In judging whether a disruptive move like this is reasonable in gaming, I suggest considering two questions: Is the solution proportionate to the problem it addresses, and are gamers likely benefit from the end goal if it’s ultimately achieved?
The 30% store tax usually exceeds the entire profits of the developer who built the game that’s sold. This is a disastrous situation for developers and publishers alike, so I believe the strategy of exclusives is proportionate to the problem.
If the Epic strategy either succeeds in building a second major storefront for PC games with an 88/12 revenue split, or even just leads other stores to significantly improve their terms, the result will be a major wave of reinvestment in game development and a lowering of costs.

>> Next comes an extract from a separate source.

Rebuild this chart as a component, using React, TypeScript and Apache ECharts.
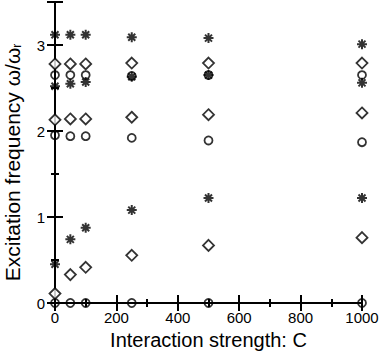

Will the resulting 18% increase in developer and publisher revenue benefit gamers? Such gains are generally split among (1) reinvestment, (2) profit, and (3) price reduction. The more games are competing with each other, the more likely the proceeds are to go to (1) and (3).
So I believe this approach passes the test of ultimately benefitting gamers after game storefronts have rebalanced and developers have reinvested more of their fruits of their labor into creation rather than taxation.
Of course, there are LOTS of challenges along the way, and Epic is fully committed to solving all problems that arise for gamers are for our partners as the Epic Games store grows.
Kxmode wrote on Jun 27, 2019, 17:43:I see your 75 and raise you my 50!Creston wrote on Jun 27, 2019, 16:02:
Ugh, I'm not going to read 155 posts, but I was just thinking of this earlier:
Everyone who argues that the extra split that EGS gives is going to somehow wind up in the hands of the developers, please think about this: The gaming industry is rife with stories of publishers abusing the LIVING FUCK out devs. Year long crunch times, 100 hour work weeks, no paid overtime, etc.
Yet somehow, you guys think that these publishers, these selfsame pieces of shit that treat human beings as fucking CATTLE, are going to voluntarily give these devs more money?
Most of the comments in this thread are opinions (mine included) that don't offer a comprehensive review of Tim's tweets. However, if you read my comment (#75), you'll see that I eviscerate Tim's fantasy utopia.
To sum up, he appears hell-bent on the idea that third-party PC exclusives will somehow lead to the promised land of consumer benefits. By themselves, exclusives create anti-consumer choice and artificially tiered access (I am separating publisher exclusives on publisher storefront [like EA on Origin] from third-party exclusives on non-publisher stores [like Deep Silver on Steam or EGS]). Further, he continues to use price reduction as one of the main pillars to justify exclusivity, when the facts show that only one or two games have ever had a preorder price reduction. The rest are sold at full-premium as they would be if on Steam and elsewhere. Exclusivity hasn't provided a benefit for consumers.